Originally posted by Hurkyl
Definition: y is a multiplicative inverse of x iff y * x = x * y = 1

Compare with inverses of functions; a function g is a function of f if f.g = g.f = i (where i is the identity function and . means function composition)

Definition: for nonzero y, (x / y) is defined to be (x * z) where z is the unique multiplicative inverse of y.

That is how you define division using the word inverse.


Of course, from here, it's a trivial exercise from here to show that (1/x) is the multiplicative inverse of x.

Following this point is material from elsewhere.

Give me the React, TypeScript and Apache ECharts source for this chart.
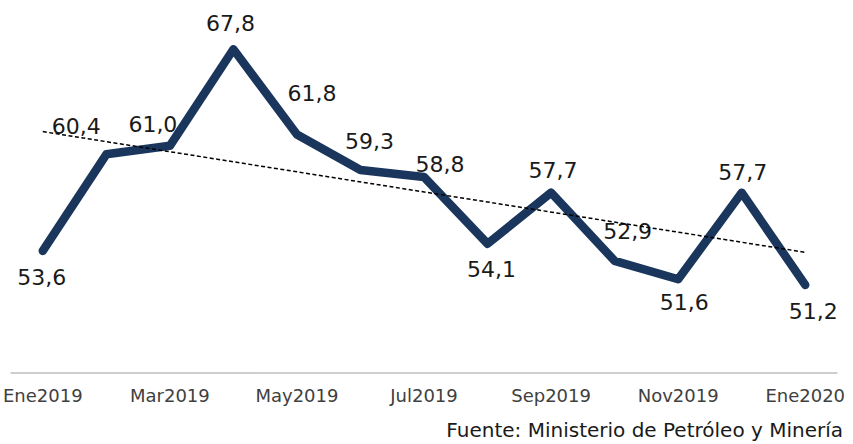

And incidentally, you did not arrive at 3.7 * 4.1 with repeated addition; you added 3.7 a few times then used a distinct operation.



What about -1 * -1?

Read what I said. I said "It kind of does work." I didn't say it always works. And yeah, technically I did arrive at the answer with successive addition AND another operation. Actually several other operations. But the point was, the answer for 3.7 x 4.1 was arrived at using only addition. Technically subtraction too, but that can also be argued. Is subtraction simply the addition of a negative? Don't answer that, I'm through arguing.

 

[Hurkyl]

The point is, you did not arrive at 3.7*4.1 by adding 3.7 4.1 times. My apologies if my point was not clear from the context.

Incidentally, if you want to have some fun, you technically don't even need addition to perform multiplication; you can do it all in terms of the increment operation.